Monday, September 28, 2009

How We Assess [I-5]


(COPYRIGHT © 2009 MIKAEL POWELL. All Rights Reserved)
I was fascinated with the reading by John Dewey entitled “How We Think”, especially with the difference between casual and idle thinking and reflective thought in regards to beliefs. My domain is ‘Assessment’ and I am particularly interested in how the built environment affects learning in higher education. Architects evaluate the facility in a post occupancy evaluation (POE) asking questions to the users of the space. Typically, the results are used to document the project, revise or renovate the facility and to develop a prototype for such facilities or list of best practices (See the figure 1 for a very basic example of an evaluation sheet). One of my areas of study is critical interpretation of representation in which one analyzes space to discover elements that exert control and influence aesthetic development, social change, cultural diversity, economic equity, and political enfranchisement. Indeed, even the form offered in figure 1 is developed in concert with values of the institution.

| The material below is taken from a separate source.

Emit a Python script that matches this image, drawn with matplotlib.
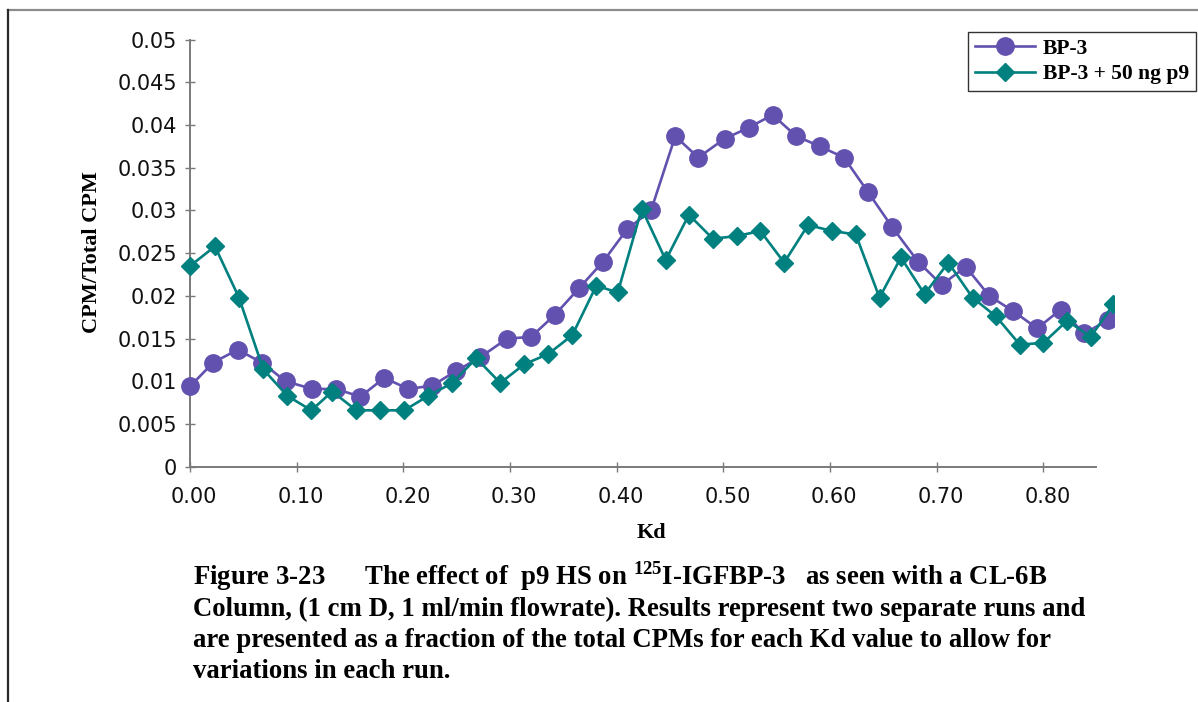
import matplotlib
matplotlib.use("Agg")
import matplotlib.pyplot as plt
from matplotlib.lines import Line2D
from matplotlib.ticker import FixedLocator, FixedFormatter
import matplotlib.transforms as mtransforms

# ---------------- data ----------------
kd_bp3 = [0.000, 0.0218, 0.0447, 0.0672, 0.0897, 0.1147, 0.1369, 0.1597, 0.1822, 0.2047,
          0.2272, 0.2494, 0.2719, 0.2972, 0.3197, 0.3422, 0.3647, 0.3872, 0.4097, 0.4322,
          0.4549, 0.4765, 0.5011, 0.5238, 0.5461, 0.5684, 0.5907, 0.6131, 0.6354, 0.6580,
          0.6826, 0.7046, 0.7273, 0.7493, 0.7719, 0.7942, 0.8163, 0.8383, 0.8610]
cpm_bp3 = [0.0094, 0.0122, 0.0137, 0.0122, 0.0100, 0.0091, 0.0091, 0.0082, 0.0104, 0.0091,
           0.0095, 0.0112, 0.0128, 0.0150, 0.0152, 0.0178, 0.0209, 0.0240, 0.0278, 0.0300,
           0.0387, 0.0362, 0.0384, 0.0397, 0.0412, 0.0387, 0.0375, 0.0362, 0.0322, 0.0281,
           0.0240, 0.0213, 0.0234, 0.0200, 0.0182, 0.0162, 0.0184, 0.0156, 0.0172]

kd_p9 = [0.000, 0.0234, 0.0459, 0.0687, 0.0912, 0.1137, 0.1334, 0.1559, 0.1784, 0.2009,
         0.2234, 0.2459, 0.2684, 0.2909, 0.3134, 0.3359, 0.3584, 0.3809, 0.4010, 0.4235,
         0.4460, 0.4677, 0.4901, 0.5124, 0.5347, 0.5570, 0.5794, 0.6018, 0.6241, 0.6464,
         0.6665, 0.6886, 0.7109, 0.7336, 0.7556, 0.7779, 0.8000, 0.8223, 0.8443, 0.8657]
cpm_p9 = [0.0235, 0.0258, 0.0198, 0.0114, 0.0083, 0.0066, 0.0088, 0.0066, 0.0066, 0.0066,
          0.0083, 0.0098, 0.0127, 0.0098, 0.0120, 0.0132, 0.0154, 0.0212, 0.0204, 0.0302,
          0.0242, 0.0295, 0.0267, 0.0270, 0.0276, 0.0239, 0.0283, 0.0276, 0.0272, 0.0198,
          0.0245, 0.0202, 0.0239, 0.0198, 0.0176, 0.0143, 0.0145, 0.0171, 0.0152, 0.0190]

series_labels = ["BP-3", "BP-3 + 50 ng p9"]
x_ticks = [0.0, 0.1, 0.2, 0.3, 0.4, 0.5, 0.6, 0.7, 0.8]
x_tick_labels = ["0.00", "0.10", "0.20", "0.30", "0.40", "0.50", "0.60", "0.70", "0.80"]
y_ticks = [0, 0.005, 0.01, 0.015, 0.02, 0.025, 0.03, 0.035, 0.04, 0.045, 0.05]
y_tick_labels = ["0", "0.005", "0.01", "0.015", "0.02", "0.025", "0.03", "0.035", "0.04", "0.045", "0.05"]
x_label = "Kd"
y_label = "CPM/Total CPM"
caption_lines = [
    r"Figure 3-23      The effect of  p9 HS on $^{\mathbf{125}}$I-IGFBP-3   as seen with a CL-6B",
    "Column, (1 cm D, 1 ml/min flowrate). Results represent two separate runs and",
    "are presented as a fraction of the total CPMs for each Kd value to allow for",
    "variations in each run.",
]

# ---------------- style ----------------
plt.rcParams['mathtext.fontset'] = 'custom'
plt.rcParams['mathtext.bf'] = 'Liberation Serif:bold'
plt.rcParams['mathtext.rm'] = 'Liberation Serif:bold'

W, H = 1198, 702
fig = plt.figure(figsize=(W / 100, H / 100), dpi=100)

purple = "#6351AF"
teal = "#00807F"
axis_grey = "#7a7a7a"

# axes geometry in pixels
px_per_unit = 1066.7       # pixels per Kd unit
x0_px = 190                # Kd = 0
left_kd = -0.02
right_px = 1114
left_px = x0_px + left_kd * px_per_unit
bottom_px = 466.7
top_px = 39.7
ax = fig.add_axes([left_px / W, 1 - bottom_px / H, (right_px - left_px) / W, (bottom_px - top_px) / H])
ax.set_xlim(left_kd, (right_px - x0_px) / px_per_unit)
ax.set_ylim(0, 0.05)

ax.plot(kd_bp3, cpm_bp3, color=purple, lw=1.9, marker='o', ms=12.5, mec=purple, mfc=purple,
        label=series_labels[0], zorder=3)
ax.plot(kd_p9, cpm_p9, color=teal, lw=1.9, marker='D', ms=9.5, mec=teal, mfc=teal,
        label=series_labels[1], zorder=4)

for s in ['top', 'right']:
    ax.spines[s].set_visible(False)
ax.spines['left'].set_position(('data', 0))
ax.spines['bottom'].set_bounds(0, (1096 - x0_px) / px_per_unit)
for s in ['left', 'bottom']:
    ax.spines[s].set_color(axis_grey)
    ax.spines[s].set_linewidth(1.4)

ax.xaxis.set_major_locator(FixedLocator(x_ticks))
ax.xaxis.set_major_formatter(FixedFormatter(x_tick_labels))
ax.yaxis.set_major_locator(FixedLocator(y_ticks))
ax.yaxis.set_major_formatter(FixedFormatter(y_tick_labels))
ax.tick_params(axis='both', direction='inout', length=7, width=1.0, color=axis_grey,
               labelsize=15, labelcolor="#111111")
ax.tick_params(axis='y', pad=6)
ax.tick_params(axis='x', pad=11)
offset = mtransforms.ScaledTranslation(4 / 100, 0, fig.dpi_scale_trans)
for lab in ax.get_xticklabels():
    lab.set_transform(lab.get_transform() + offset)

serif_bold = dict(family="Liberation Serif", weight="bold", color="black")
fig.text(651 / W, 1 - 533 / H, x_label, ha='center', va='center', fontsize=16, **serif_bold)
fig.text(92 / W, 1 - 252 / H, y_label, ha='center', va='center', rotation=90, fontsize=16, **serif_bold)

leg = ax.legend(loc='upper right', bbox_to_anchor=(1196 / W, 1 - 32 / H), bbox_transform=fig.transFigure,
                borderaxespad=0, frameon=True, fancybox=False, edgecolor='black',
                prop=dict(family="Liberation Serif", weight="bold", size=15.5),
                handlelength=2.8, handletextpad=0.35, labelspacing=0.25, borderpad=0.32)
leg.get_frame().set_linewidth(1.0)

baselines = [585, 616, 647, 678]
for line, yb in zip(caption_lines, baselines):
    fig.text(193 / W, 1 - yb / H, line, ha='left', va='baseline', fontsize=19.3, **serif_bold)

# page border lines
fig.add_artist(Line2D([8 / W, 1.0], [1 - 10 / H, 1 - 10 / H], transform=fig.transFigure,
                      color="#8c8c8c", lw=1.6))
fig.add_artist(Line2D([8 / W, 8 / W], [1 - 10 / H, 0], transform=fig.transFigure,
                      color="#2a2a2a", lw=1.6))

fig.savefig("out.png", dpi=100)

This is the first time I ever considered the process of the user in filling out the evaluation forms. As evaluators, we need to solicit reflective thinking, not casual and idle. When Dewey writes about casual thought, he says it “may mean a supposition accepted without reference to its real grounds. These may be adequate, they may not; but their value with reference to the support they afford the belief has not been considered. Such thoughts grow up unconsciously and without reference to the attainment of correct belief. They are picked up -we know not how. …. Thoughts that result in belief have an importance thinking attached to them which leads to reflective thought, to conscious inquiry into the nature, conditions, and bearings of the belief”(page 4).
I think this involves respondent education and developing forms that encourage an evaluation process, which includes examining the grounds for beliefs. It is not new thinking that users may need more structure in evaluating their space. In the Brazilian schools, researchers solicited responses from elementary students about their new school and discovered that students had to be taught about the concept of environmental comfort (“thermal, acoustic, and functional comfort as well as on good lighting conditions”), and learn to relate it to their life experiences before they could effectively rate their school environment.

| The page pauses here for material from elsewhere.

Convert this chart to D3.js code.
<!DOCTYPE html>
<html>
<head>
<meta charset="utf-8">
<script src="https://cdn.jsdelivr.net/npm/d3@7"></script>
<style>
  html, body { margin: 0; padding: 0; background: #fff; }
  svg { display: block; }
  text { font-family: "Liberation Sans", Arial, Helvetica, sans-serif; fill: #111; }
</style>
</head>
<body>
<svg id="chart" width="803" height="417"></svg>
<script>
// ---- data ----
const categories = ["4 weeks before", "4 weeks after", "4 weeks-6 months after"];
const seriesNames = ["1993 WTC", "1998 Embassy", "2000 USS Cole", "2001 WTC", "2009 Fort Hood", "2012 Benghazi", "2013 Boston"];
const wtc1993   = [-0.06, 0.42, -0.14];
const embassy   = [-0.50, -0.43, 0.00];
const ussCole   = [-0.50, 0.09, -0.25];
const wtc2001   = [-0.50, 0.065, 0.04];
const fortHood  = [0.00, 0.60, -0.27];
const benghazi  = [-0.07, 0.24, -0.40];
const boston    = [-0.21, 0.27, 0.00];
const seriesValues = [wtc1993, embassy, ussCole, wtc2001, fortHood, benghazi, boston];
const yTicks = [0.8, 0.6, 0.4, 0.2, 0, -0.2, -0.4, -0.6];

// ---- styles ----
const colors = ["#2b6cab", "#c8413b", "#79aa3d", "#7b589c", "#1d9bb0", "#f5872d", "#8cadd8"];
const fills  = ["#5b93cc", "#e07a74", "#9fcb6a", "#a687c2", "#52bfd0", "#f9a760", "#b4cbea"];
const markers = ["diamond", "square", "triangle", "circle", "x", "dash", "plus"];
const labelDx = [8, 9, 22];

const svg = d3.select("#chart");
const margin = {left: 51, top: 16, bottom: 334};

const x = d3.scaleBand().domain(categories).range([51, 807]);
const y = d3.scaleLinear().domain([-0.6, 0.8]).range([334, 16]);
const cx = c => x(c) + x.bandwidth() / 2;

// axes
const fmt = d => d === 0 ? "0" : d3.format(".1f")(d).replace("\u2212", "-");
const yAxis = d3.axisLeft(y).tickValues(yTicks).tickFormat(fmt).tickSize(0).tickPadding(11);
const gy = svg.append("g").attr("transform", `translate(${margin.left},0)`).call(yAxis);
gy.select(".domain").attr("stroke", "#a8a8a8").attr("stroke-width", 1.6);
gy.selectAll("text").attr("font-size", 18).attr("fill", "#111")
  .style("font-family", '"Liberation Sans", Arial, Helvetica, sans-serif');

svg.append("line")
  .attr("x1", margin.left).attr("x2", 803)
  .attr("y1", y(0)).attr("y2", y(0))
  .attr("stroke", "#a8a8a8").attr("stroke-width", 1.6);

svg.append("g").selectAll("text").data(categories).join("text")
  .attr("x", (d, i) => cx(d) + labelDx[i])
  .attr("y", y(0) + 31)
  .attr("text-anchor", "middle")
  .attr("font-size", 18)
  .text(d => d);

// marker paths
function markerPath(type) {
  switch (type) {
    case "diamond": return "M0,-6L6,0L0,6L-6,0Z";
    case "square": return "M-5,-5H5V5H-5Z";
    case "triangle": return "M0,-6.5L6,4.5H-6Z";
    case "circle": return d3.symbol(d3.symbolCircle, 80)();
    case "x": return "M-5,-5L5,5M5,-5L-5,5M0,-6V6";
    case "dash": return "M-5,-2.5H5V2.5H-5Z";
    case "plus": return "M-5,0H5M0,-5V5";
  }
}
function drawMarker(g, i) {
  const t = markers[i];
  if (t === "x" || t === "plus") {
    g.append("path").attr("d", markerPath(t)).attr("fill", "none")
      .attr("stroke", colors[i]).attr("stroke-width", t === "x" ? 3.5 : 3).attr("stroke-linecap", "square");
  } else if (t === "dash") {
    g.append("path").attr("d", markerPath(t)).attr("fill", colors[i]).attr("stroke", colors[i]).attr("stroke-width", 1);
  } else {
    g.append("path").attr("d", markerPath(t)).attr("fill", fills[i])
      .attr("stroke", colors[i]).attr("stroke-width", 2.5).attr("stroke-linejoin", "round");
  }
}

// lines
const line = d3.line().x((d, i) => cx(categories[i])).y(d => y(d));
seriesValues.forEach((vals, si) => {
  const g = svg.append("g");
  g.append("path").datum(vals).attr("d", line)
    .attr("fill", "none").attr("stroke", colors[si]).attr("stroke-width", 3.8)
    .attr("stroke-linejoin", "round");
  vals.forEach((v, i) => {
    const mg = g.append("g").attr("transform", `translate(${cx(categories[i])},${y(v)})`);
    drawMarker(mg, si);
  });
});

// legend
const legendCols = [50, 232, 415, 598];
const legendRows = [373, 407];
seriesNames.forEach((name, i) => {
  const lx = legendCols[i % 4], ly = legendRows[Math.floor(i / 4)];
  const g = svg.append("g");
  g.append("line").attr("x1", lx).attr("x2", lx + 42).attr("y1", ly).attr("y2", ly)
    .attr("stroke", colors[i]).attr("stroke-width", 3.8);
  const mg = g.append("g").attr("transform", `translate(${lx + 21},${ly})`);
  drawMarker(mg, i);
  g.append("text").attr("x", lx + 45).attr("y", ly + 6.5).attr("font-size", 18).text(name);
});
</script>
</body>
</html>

Moreover, evaluation of learning spaces can empower the individual. It is unmistakable that architecture as an art form always expresses something - how important it perceives itself to be, how much it chooses to aid the patron through its structure and the hierarchy it gives to particular spaces, how responsive it chooses to be to cultural concerns and the intention of university administrators, department heads or lead professors that expose their agenda in what and how and at whose expense they choose to build. On beliefs that are unsupported Dewey goes on to say “From obscure sources and by unnoticed channels they insinuate themselves into acceptance and become unconsciously a part of our mental furniture. Tradition, instruction, imitation-all of which depend upon authority in some form, or appeal to our own advantage, or fall in with a strong passion - are responsible for them. Such thoughts are prejudices, that is, prejudgments, not judgments proper that rest upon a survey of evidence” (page 4). More critical interpretation of the architecture should encourage user introspection and recognition of the political aspects of the built environment. A process of examining the foundation of beliefs within building evaluations can prove valuable in routing out the status quo and promoting social change.